「とあるブランチで作業中だけど、いますぐやりたいことができた。作業がすごく中途半端だからコミットはしたくない。」
というときに、stashが使えます。
stashを使用すると、コミットしていない変更を退避することができます。
stashで現在の変更を退避して、今すぐやりたい作業をして、退避させていた変更を戻して作業を再開することができます。
変更を退避する
$ git stash -u
コミットしていない変更がある状態で上記のコマンドを実行すると、変更した部分が退避されます。
ワーキングディレクトリ上は差分がない状態になります。
「コミットしていない変更」とは、addしたものもaddしていないものもどちらも含まれます。

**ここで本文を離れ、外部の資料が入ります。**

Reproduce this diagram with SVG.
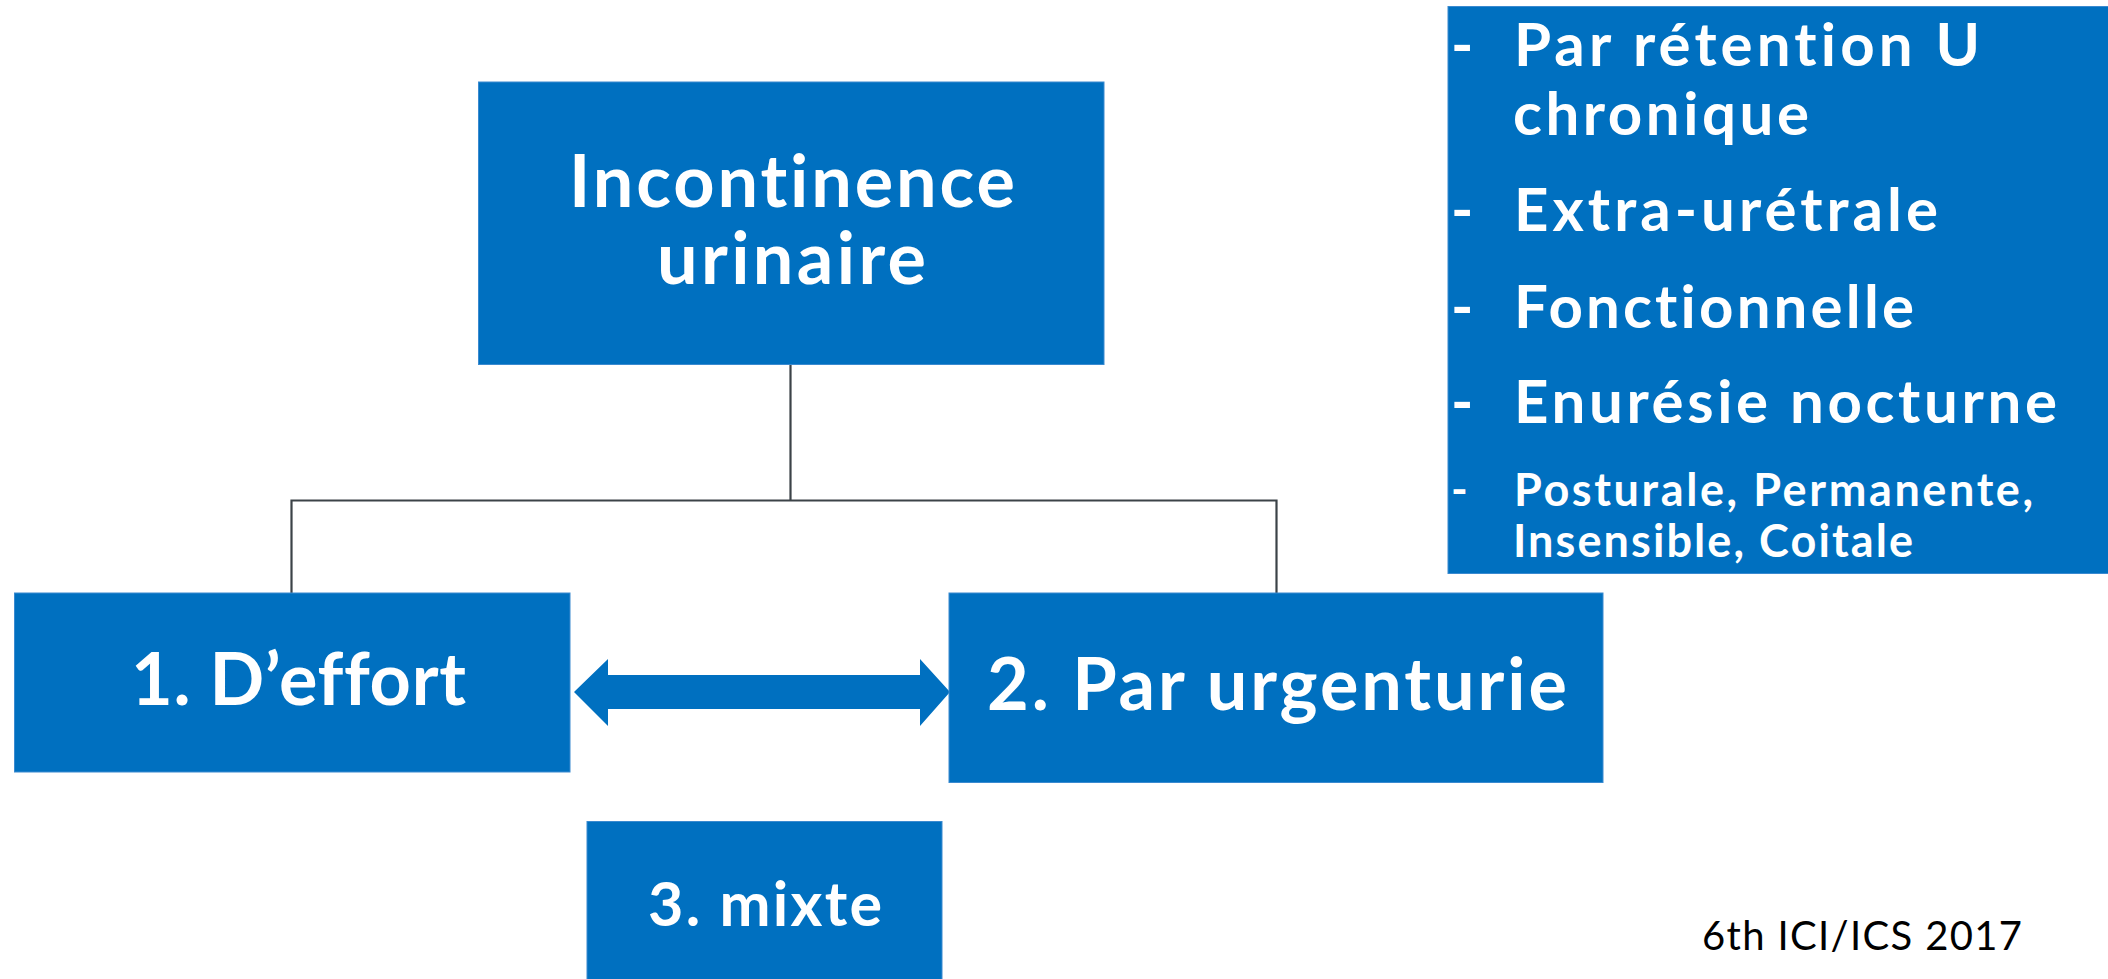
<svg xmlns="http://www.w3.org/2000/svg" width="2108" height="979" viewBox="0 0 2108 979">
  <style>
    .box { fill: #0070C0; stroke: #3a8ad0; stroke-width: 1; }
    .t { font-family: Lato, "Open Sans", "DejaVu Sans", sans-serif; font-weight: 700; fill: #ffffff; font-variant-ligatures: none; font-feature-settings: "liga" 0, "clig" 0; }
    .big { font-size: 72px; }
    .mid { font-size: 61px; }
    .lst { font-size: 60px; }
    .sml { font-size: 45px; }
    .conn { fill: none; stroke: #3c4348; stroke-width: 2.2; }
    .arrow { fill: #0070C0; }
    .foot { font-family: Lato, "Open Sans", "DejaVu Sans", sans-serif; font-weight: 400; font-size: 40px; fill: #000000; font-variant-ligatures: none; }
  </style>
  <rect width="2108" height="979" fill="#ffffff"/>

  <g id="connectors">
    <path class="conn" d="M790.5 364 V500.5 M291.5 593 V500.5 H1276.5 V593"/>
    <polygon class="arrow" points="574,692 608,659 608,675 920,675 920,659 950,692 920,726 920,709 608,709 608,726"/>
  </g>

  <g id="node-incontinence">
    <rect class="box" x="478.5" y="82" width="625.5" height="282.5"/>
    <text class="t big">
      <tspan x="569" y="207" textLength="446" lengthAdjust="spacing">Incontinence</tspan>
      <tspan x="657" y="284" textLength="269" lengthAdjust="spacing">urinaire</tspan>
    </text>
  </g>

  <g id="node-effort">
    <rect class="box" x="14.5" y="593" width="555.5" height="179"/>
    <text class="t big" x="131" y="705" textLength="335" lengthAdjust="spacing">1. D’effort</text>
  </g>

  <g id="node-urgenturie">
    <rect class="box" x="949" y="593" width="654" height="189.5"/>
    <text class="t big" x="987" y="710" textLength="580" lengthAdjust="spacing">2. Par urgenturie</text>
  </g>

  <g id="node-mixte">
    <rect class="box" x="587" y="821.5" width="355" height="160"/>
    <text class="t mid" x="648" y="926" textLength="234" lengthAdjust="spacing">3. mixte</text>
  </g>

  <g id="node-autres">
    <rect class="box" x="1448" y="6.5" width="662" height="567"/>
    <text class="t lst">
      <tspan x="1451" y="66">-</tspan>
      <tspan x="1514" y="66" textLength="466" lengthAdjust="spacing">Par rétention U</tspan>
      <tspan x="1513" y="135" textLength="296" lengthAdjust="spacing">chronique</tspan>
    </text>
    <text class="t lst"><tspan x="1451" y="231">-</tspan><tspan x="1514" y="231" textLength="424" lengthAdjust="spacing">Extra-urétrale</tspan></text>
    <text class="t lst"><tspan x="1451" y="328">-</tspan><tspan x="1514" y="328" textLength="400" lengthAdjust="spacing">Fonctionnelle</tspan></text>
    <text class="t lst"><tspan x="1451" y="423">-</tspan><tspan x="1514" y="423" textLength="543" lengthAdjust="spacing">Enurésie nocturne</tspan></text>
    <text class="t sml">
      <tspan x="1451" y="506">-</tspan>
      <tspan x="1514" y="506" textLength="519" lengthAdjust="spacing">Posturale, Permanente,</tspan>
      <tspan x="1513" y="557" textLength="400" lengthAdjust="spacing">Insensible, Coitale</tspan>
    </text>
  </g>

  <g id="footer">
    <text class="foot" x="1702" y="950" textLength="320" lengthAdjust="spacing">6th ICI/ICS 2017</text>
  </g>
</svg>
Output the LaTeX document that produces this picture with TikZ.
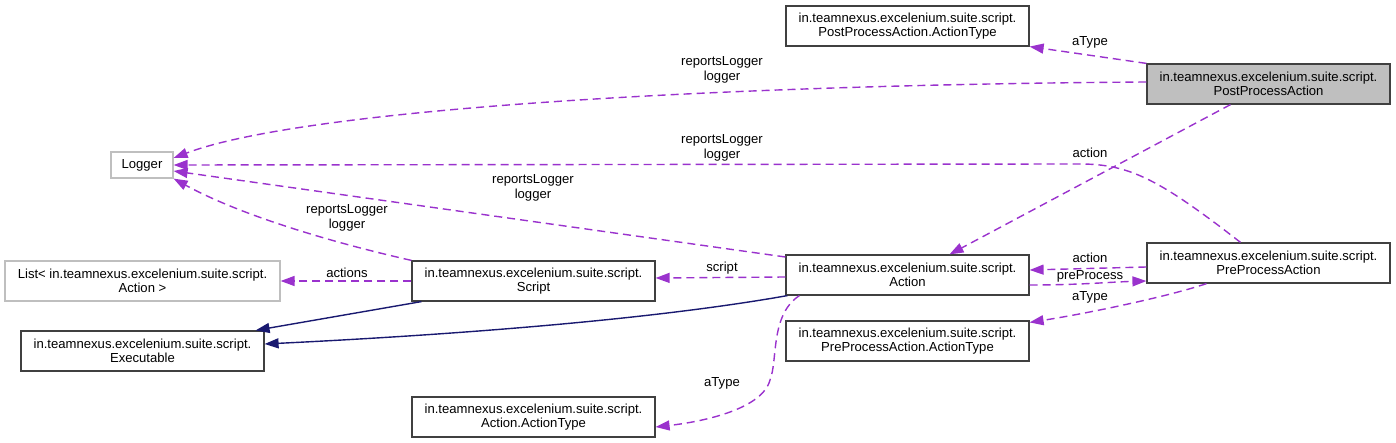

-u は --include-untracked の略です。新規作成ファイル(追跡対象に含まれていないファイル)も退避することができます。
退避した作業の一覧を見る
以下のコマンドで退避した作業の一覧を見ることができます。
$ git stash list
stash@{0}: WIP on test: xxxx
stash@{1}: WIP on commit-sample: xxxx
stash@{n}から始まる1行が1回分のstashになります。
WIP onのあとはブランチ名です。
xxxxはstashをしたときのHEADのコミットハッシュとコミットメッセージになります。
退避した作業を戻す
$ git stash apply stash@{0}
stash@{0} の作業をもとに戻します。
git stash apply stash名にて退避した作業を元に戻すことができます。
このとき、現在チェックアウトしているブランチへ退避した変更が書かれます。
変更を退避したときのブランチにも、それ以外のブランチにも戻すことができます。
また、stash名を指定しない場合は、直近に退避された作業を戻します。
stash@{0} のstash名は省略することもできます。省略した場合は、直近にstashした情報が戻されます。
上記のコマンドだと、addしていた変更もaddされていない状態で戻ります(stagedされていた変更もnot stagedととして戻る)。
addした状態そのままにもどしたいときは、上記のコマンドに--indexオプションを付けて実行します。
$ git stash apply stash@{0} --index
退避した作業を消す
stashを使用して退避した作業を元に戻しても、退避した情報は残ったままです。
git stash listを実行すると、退避した情報はそのまま残っているはずです。
退避した作業を消すには、以下のコマンドを使用します。
$ git stash drop stash@{0}
stash@{0} をstashのリストから削除します
dropと同様、 stash名(stash@{0})を省略すると、直近にstashした情報を消すことができます。
退避した作業を元に戻すと同時に、stashのリストから消す
退避した作業を消すにはdropを使用する必要がありましたが、作業をもとに戻すと同時に消すこともできます。
$ git stash pop stash@{0}
stash@{0} の作業をもとに戻すと同時に、退避作業の中から削除します
こちらもstash名(stash@{0})を省略すると、直近にstashした情報を消すことができます。
退避した変更をもとに戻す際にコンフリクトが発生する場合もあるので注意してください。
そのほか
作業を退避するときにメッセージを付ける
$ git stash save "stash message"
$ git stash list
stash@{0}: On test: stash message
コミットハッシュ+コミットメッセージが表示されていた部分が、指定したメッセージになっています。
退避した変更の詳細をみる
$ git stash show stash@{0}
変更ファイルの一覧を見ることができます。
また、-pオプションをつけることで、変更内容の詳細をみることもできます。
$ git stash show stash@{0} -p
addした変更以外を退避させる
オプションを何もつけない場合、addした変更もaddしていない変更も退避されます(新規追加ファイルは例外)。
-k(もしくは--keep-index)をつけて実行すると、addした変更は退避されません。
$ git stash -k
退避した作業をすべて消す
$ git stash clear
git stash listを実行すると、退避した情報がすべて消えていることが確認できます。